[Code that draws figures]
++++++

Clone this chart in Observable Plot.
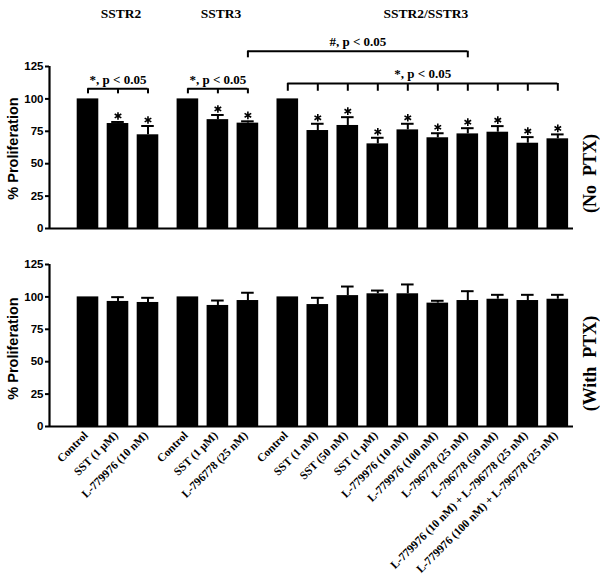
<!DOCTYPE html>
<html><head><meta charset="utf-8">
<script src="https://cdn.jsdelivr.net/npm/d3@7"></script>
<script src="https://cdn.jsdelivr.net/npm/@observablehq/plot@0.6"></script>
<style>
body{margin:0;background:#fff;}
#chart{width:600px;height:579px;position:relative;overflow:hidden;}
#chart svg{display:block;}
</style></head><body><div id="chart"></div>
<script>
// ---- data ----
const groups = ["SSTR2", "SSTR3", "SSTR2/SSTR3"];
const treatments = [
  "Control", "SST (1 μM)", "L-779976 (10 nM)",
  "Control", "SST (1 μM)", "L-796778 (25 nM)",
  "Control", "SST (1 nM)", "SST (50 nM)", "SST (1 μM)",
  "L-779976 (10 nM)", "L-779976 (100 nM)", "L-796778 (25 nM)", "L-796778 (50 nM)",
  "L-779976 (10 nM) + L-796778 (25 nM)", "L-779976 (100 nM) + L-796778 (25 nM)"
];
const groupIndex = [0,0,0, 1,1,1, 2,2,2,2,2,2,2,2,2,2];
const noPTX    = [100, 81, 72.3, 100, 84, 81.3, 100, 75.6, 79.5, 65.3, 76.1, 70, 73, 74.3, 65.8, 69.2];
const noPTXerr = [0, 1.2, 6.8, 0, 3.6, 1.4, 0, 5.2, 6.4, 4.7, 4.7, 3.5, 4.4, 4.7, 4.7, 3.4];
const withPTX    = [100, 96.5, 95.7, 100, 93.4, 97.2, 100, 94.1, 101, 102.4, 102.4, 95.2, 97.2, 98.2, 97.2, 98.2];
const withPTXerr = [0, 3.3, 3.6, 0, 3.8, 6, 0, 5.2, 7, 2.5, 7.2, 1.8, 7.2, 3.4, 4.4, 3.4];
const significant = [false,true,true, false,true,true, false,true,true,true,true,true,true,true,true,true];
const sigLabel = "*, p < 0.05";
const hashLabel = "#, p < 0.05";
const yTicks = [0, 25, 50, 75, 100, 125];
// brackets: indices of first/last bar covered
const starBrackets = [{first: 0, last: 2}, {first: 3, last: 5}, {first: 6, last: 15}];
const hashBracket = {first: 5, last: 12};

// ---- layout ----
const GAP = 0.33, HALF = 0.36, CAP = 0.21;
const XDOM = [-1.283, 16.183];
const SERIF = "'Liberation Serif', 'Times New Roman', serif";
const SANS = "'Liberation Sans', Arial, sans-serif";

const rows = treatments.map((label, i) => ({
  i, label, group: groupIndex[i], pos: i + GAP * groupIndex[i],
  a: noPTX[i], aErr: noPTXerr[i], b: withPTX[i], bErr: withPTXerr[i], sig: significant[i]
}));
const groupRows = groups.map((name, g) => {
  const r = rows.filter(d => d.group === g);
  return {name, center: (r[0].pos + r[r.length - 1].pos) / 2};
});

function barMarks(v, e) {
  const withErr = rows.filter(d => d[e] > 0);
  return [
    Plot.rect(rows, {x1: d => d.pos - HALF, x2: d => d.pos + HALF, y1: 0, y2: v, fill: "black"}),
    Plot.ruleX(withErr, {x: "pos", y1: v, y2: d => d[v] + d[e], stroke: "black", strokeWidth: 2}),
    Plot.ruleY(withErr, {y: d => d[v] + d[e], x1: d => d.pos - CAP, x2: d => d.pos + CAP, stroke: "black", strokeWidth: 2}),
    Plot.ruleY([0], {stroke: "black", strokeWidth: 2.2}),
    Plot.ruleX([XDOM[0]], {y1: 0, y2: 125, stroke: "black", strokeWidth: 2.2}),
    Plot.axisY({ticks: yTicks, tickSize: 4, tickPadding: 2, strokeWidth: 2, fontSize: 11.5, fontWeight: "bold", label: null})
  ];
}

function bracketMarks() {
  const marks = [];
  const levels = [107.8, 107.8, 111.9];
  const drops = [3.9, 3.9, 6.0];
  starBrackets.forEach((b, k) => {
    const bars = rows.slice(b.first, b.last + 1);
    const y = levels[k];
    marks.push(Plot.ruleY([y], {x1: bars[0].pos, x2: bars[bars.length - 1].pos, stroke: "black", strokeWidth: 2}));
    marks.push(Plot.ruleX(bars, {x: "pos", y1: y, y2: y - drops[k], stroke: "black", strokeWidth: 2}));
    marks.push(Plot.text([sigLabel], {x: (bars[0].pos + bars[bars.length - 1].pos) / 2, y, dy: -5, lineAnchor: "bottom",
      fill: "black", fontFamily: SERIF, fontWeight: "bold", fontSize: 13}));
  });
  const hb = [rows[hashBracket.first], rows[hashBracket.last]];
  const hy = 136.8;
  marks.push(Plot.ruleY([hy], {x1: hb[0].pos, x2: hb[1].pos, stroke: "black", strokeWidth: 2}));
  marks.push(Plot.ruleX(hb, {x: "pos", y1: hy, y2: hy - 5.1, stroke: "black", strokeWidth: 2}));
  marks.push(Plot.text([hashLabel], {x: (hb[0].pos + hb[1].pos) / 2, y: hy, dy: -5, lineAnchor: "bottom",
    fill: "black", fontFamily: SERIF, fontWeight: "bold", fontSize: 13}));
  return marks;
}

const common = {
  width: 600, marginLeft: 49, marginRight: 27,
  x: {domain: XDOM, axis: null},
  y: {domain: [0, 125]},
  style: {background: "white", color: "black", fontFamily: SANS, overflow: "visible"}
};

const topChart = Plot.plot({
  ...common, height: 240, marginTop: 66, marginBottom: 12,
  marks: [
    ...barMarks("a", "aErr"),
    Plot.dot(rows.filter(d => d.sig), {x: "pos", y: d => d.a + d.aErr, dy: -6, symbol: "asterisk", r: 3.6,
      stroke: "black", strokeWidth: 1.6}),
    ...bracketMarks(),
    Plot.text(groupRows, {x: "center", text: "name", frameAnchor: "top", textAnchor: "middle", dx: 3, dy: -49, lineAnchor: "bottom",
      fill: "black", fontFamily: SERIF, fontWeight: "bold", fontSize: 13.5}),
    Plot.text(["(No\u00a0\u00a0PTX)"], {frameAnchor: "right", textAnchor: "middle", lineAnchor: "middle", dx: 17, dy: 26, rotate: -90,
      fill: "black", fontFamily: SERIF, fontWeight: "bold", fontSize: 18}),
    Plot.text(["% Proliferation"], {frameAnchor: "left", textAnchor: "middle", lineAnchor: "middle", dx: -36, dy: 1, rotate: -90,
      fill: "black", fontFamily: SANS, fontWeight: "bold", fontSize: 14.5})
  ]
});

const bottomChart = Plot.plot({
  ...common, height: 339, marginTop: 24, marginBottom: 153,
  marks: [
    ...barMarks("b", "bErr"),
    Plot.text(rows, {x: "pos", text: "label", frameAnchor: "bottom", rotate: -45, textAnchor: "end", lineAnchor: "middle",
      dx: -2, dy: 7, fill: "black", fontFamily: SERIF, fontWeight: "bold", fontSize: 11.5}),
    Plot.text(["(With\u00a0\u00a0PTX)"], {frameAnchor: "right", textAnchor: "middle", lineAnchor: "middle", dx: 17, dy: 18, rotate: -90,
      fill: "black", fontFamily: SERIF, fontWeight: "bold", fontSize: 18}),
    Plot.text(["% Proliferation"], {frameAnchor: "left", textAnchor: "middle", lineAnchor: "middle", dx: -36, dy: 3, rotate: -90,
      fill: "black", fontFamily: SANS, fontWeight: "bold", fontSize: 14.5})
  ]
});

const el = document.getElementById("chart");
el.appendChild(topChart);
el.appendChild(bottomChart);
</script></body></html>
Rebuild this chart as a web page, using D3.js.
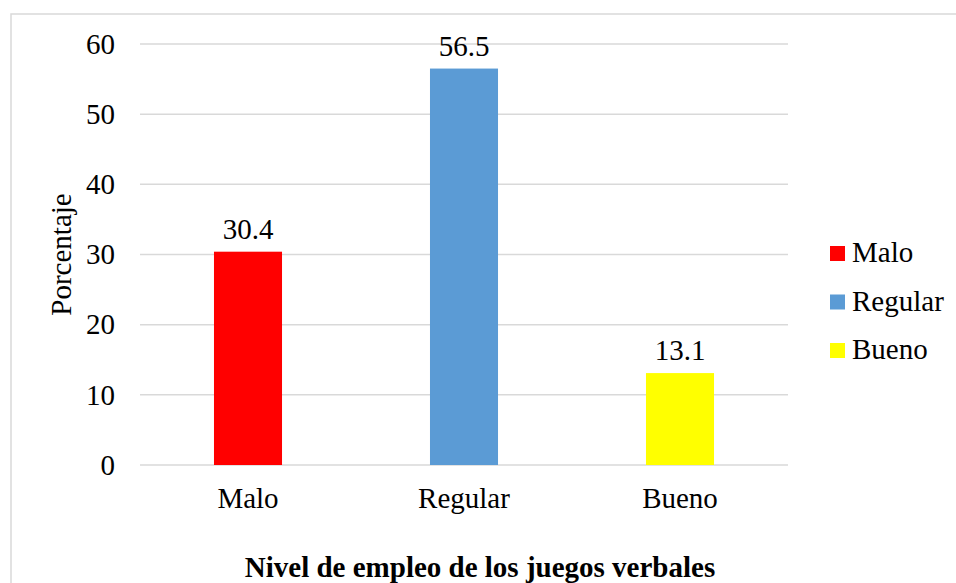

++++++

* [Task directions]
Exclude the pictures, and transcribe all of the material exactly.

* [Exercise solution]
Clone this chart in Observable Plot.
<!DOCTYPE html>
<html><head><meta charset="utf-8">
<script src="https://cdn.jsdelivr.net/npm/d3@7"></script>
<script src="https://cdn.jsdelivr.net/npm/@observablehq/plot@0.6"></script>
<style>
body{margin:0;background:#fff;}
#chart{width:600px;height:579px;position:relative;overflow:hidden;}
#chart svg{display:block;}
</style></head><body><div id="chart"></div>
<script>
// ---- data ----
const groups = ["SSTR2", "SSTR3", "SSTR2/SSTR3"];
const treatments = [
  "Control", "SST (1 μM)", "L-779976 (10 nM)",
  "Control", "SST (1 μM)", "L-796778 (25 nM)",
  "Control", "SST (1 nM)", "SST (50 nM)", "SST (1 μM)",
  "L-779976 (10 nM)", "L-779976 (100 nM)", "L-796778 (25 nM)", "L-796778 (50 nM)",
  "L-779976 (10 nM) + L-796778 (25 nM)", "L-779976 (100 nM) + L-796778 (25 nM)"
];
const groupIndex = [0,0,0, 1,1,1, 2,2,2,2,2,2,2,2,2,2];
const noPTX    = [100, 81, 72.3, 100, 84, 81.3, 100, 75.6, 79.5, 65.3, 76.1, 70, 73, 74.3, 65.8, 69.2];
const noPTXerr = [0, 1.2, 6.8, 0, 3.6, 1.4, 0, 5.2, 6.4, 4.7, 4.7, 3.5, 4.4, 4.7, 4.7, 3.4];
const withPTX    = [100, 96.5, 95.7, 100, 93.4, 97.2, 100, 94.1, 101, 102.4, 102.4, 95.2, 97.2, 98.2, 97.2, 98.2];
const withPTXerr = [0, 3.3, 3.6, 0, 3.8, 6, 0, 5.2, 7, 2.5, 7.2, 1.8, 7.2, 3.4, 4.4, 3.4];
const significant = [false,true,true, false,true,true, false,true,true,true,true,true,true,true,true,true];
const sigLabel = "*, p < 0.05";
const hashLabel = "#, p < 0.05";
const yTicks = [0, 25, 50, 75, 100, 125];
// brackets: indices of first/last bar covered
const starBrackets = [{first: 0, last: 2}, {first: 3, last: 5}, {first: 6, last: 15}];
const hashBracket = {first: 5, last: 12};

// ---- layout ----
const GAP = 0.33, HALF = 0.36, CAP = 0.21;
const XDOM = [-1.283, 16.183];
const SERIF = "'Liberation Serif', 'Times New Roman', serif";
const SANS = "'Liberation Sans', Arial, sans-serif";

const rows = treatments.map((label, i) => ({
  i, label, group: groupIndex[i], pos: i + GAP * groupIndex[i],
  a: noPTX[i], aErr: noPTXerr[i], b: withPTX[i], bErr: withPTXerr[i], sig: significant[i]
}));
const groupRows = groups.map((name, g) => {
  const r = rows.filter(d => d.group === g);
  return {name, center: (r[0].pos + r[r.length - 1].pos) / 2};
});

function barMarks(v, e) {
  const withErr = rows.filter(d => d[e] > 0);
  return [
    Plot.rect(rows, {x1: d => d.pos - HALF, x2: d => d.pos + HALF, y1: 0, y2: v, fill: "black"}),
    Plot.ruleX(withErr, {x: "pos", y1: v, y2: d => d[v] + d[e], stroke: "black", strokeWidth: 2}),
    Plot.ruleY(withErr, {y: d => d[v] + d[e], x1: d => d.pos - CAP, x2: d => d.pos + CAP, stroke: "black", strokeWidth: 2}),
    Plot.ruleY([0], {stroke: "black", strokeWidth: 2.2}),
    Plot.ruleX([XDOM[0]], {y1: 0, y2: 125, stroke: "black", strokeWidth: 2.2}),
    Plot.axisY({ticks: yTicks, tickSize: 4, tickPadding: 2, strokeWidth: 2, fontSize: 11.5, fontWeight: "bold", label: null})
  ];
}

function bracketMarks() {
  const marks = [];
  const levels = [107.8, 107.8, 111.9];
  const drops = [3.9, 3.9, 6.0];
  starBrackets.forEach((b, k) => {
    const bars = rows.slice(b.first, b.last + 1);
    const y = levels[k];
    marks.push(Plot.ruleY([y], {x1: bars[0].pos, x2: bars[bars.length - 1].pos, stroke: "black", strokeWidth: 2}));
    marks.push(Plot.ruleX(bars, {x: "pos", y1: y, y2: y - drops[k], stroke: "black", strokeWidth: 2}));
    marks.push(Plot.text([sigLabel], {x: (bars[0].pos + bars[bars.length - 1].pos) / 2, y, dy: -5, lineAnchor: "bottom",
      fill: "black", fontFamily: SERIF, fontWeight: "bold", fontSize: 13}));
  });
  const hb = [rows[hashBracket.first], rows[hashBracket.last]];
  const hy = 136.8;
  marks.push(Plot.ruleY([hy], {x1: hb[0].pos, x2: hb[1].pos, stroke: "black", strokeWidth: 2}));
  marks.push(Plot.ruleX(hb, {x: "pos", y1: hy, y2: hy - 5.1, stroke: "black", strokeWidth: 2}));
  marks.push(Plot.text([hashLabel], {x: (hb[0].pos + hb[1].pos) / 2, y: hy, dy: -5, lineAnchor: "bottom",
    fill: "black", fontFamily: SERIF, fontWeight: "bold", fontSize: 13}));
  return marks;
}

const common = {
  width: 600, marginLeft: 49, marginRight: 27,
  x: {domain: XDOM, axis: null},
  y: {domain: [0, 125]},
  style: {background: "white", color: "black", fontFamily: SANS, overflow: "visible"}
};

const topChart = Plot.plot({
  ...common, height: 240, marginTop: 66, marginBottom: 12,
  marks: [
    ...barMarks("a", "aErr"),
    Plot.dot(rows.filter(d => d.sig), {x: "pos", y: d => d.a + d.aErr, dy: -6, symbol: "asterisk", r: 3.6,
      stroke: "black", strokeWidth: 1.6}),
    ...bracketMarks(),
    Plot.text(groupRows, {x: "center", text: "name", frameAnchor: "top", textAnchor: "middle", dx: 3, dy: -49, lineAnchor: "bottom",
      fill: "black", fontFamily: SERIF, fontWeight: "bold", fontSize: 13.5}),
    Plot.text(["(No\u00a0\u00a0PTX)"], {frameAnchor: "right", textAnchor: "middle", lineAnchor: "middle", dx: 17, dy: 26, rotate: -90,
      fill: "black", fontFamily: SERIF, fontWeight: "bold", fontSize: 18}),
    Plot.text(["% Proliferation"], {frameAnchor: "left", textAnchor: "middle", lineAnchor: "middle", dx: -36, dy: 1, rotate: -90,
      fill: "black", fontFamily: SANS, fontWeight: "bold", fontSize: 14.5})
  ]
});

const bottomChart = Plot.plot({
  ...common, height: 339, marginTop: 24, marginBottom: 153,
  marks: [
    ...barMarks("b", "bErr"),
    Plot.text(rows, {x: "pos", text: "label", frameAnchor: "bottom", rotate: -45, textAnchor: "end", lineAnchor: "middle",
      dx: -2, dy: 7, fill: "black", fontFamily: SERIF, fontWeight: "bold", fontSize: 11.5}),
    Plot.text(["(With\u00a0\u00a0PTX)"], {frameAnchor: "right", textAnchor: "middle", lineAnchor: "middle", dx: 17, dy: 18, rotate: -90,
      fill: "black", fontFamily: SERIF, fontWeight: "bold", fontSize: 18}),
    Plot.text(["% Proliferation"], {frameAnchor: "left", textAnchor: "middle", lineAnchor: "middle", dx: -36, dy: 3, rotate: -90,
      fill: "black", fontFamily: SANS, fontWeight: "bold", fontSize: 14.5})
  ]
});

const el = document.getElementById("chart");
el.appendChild(topChart);
el.appendChild(bottomChart);
</script></body></html>
Rebuild this chart as a web page, using D3.js.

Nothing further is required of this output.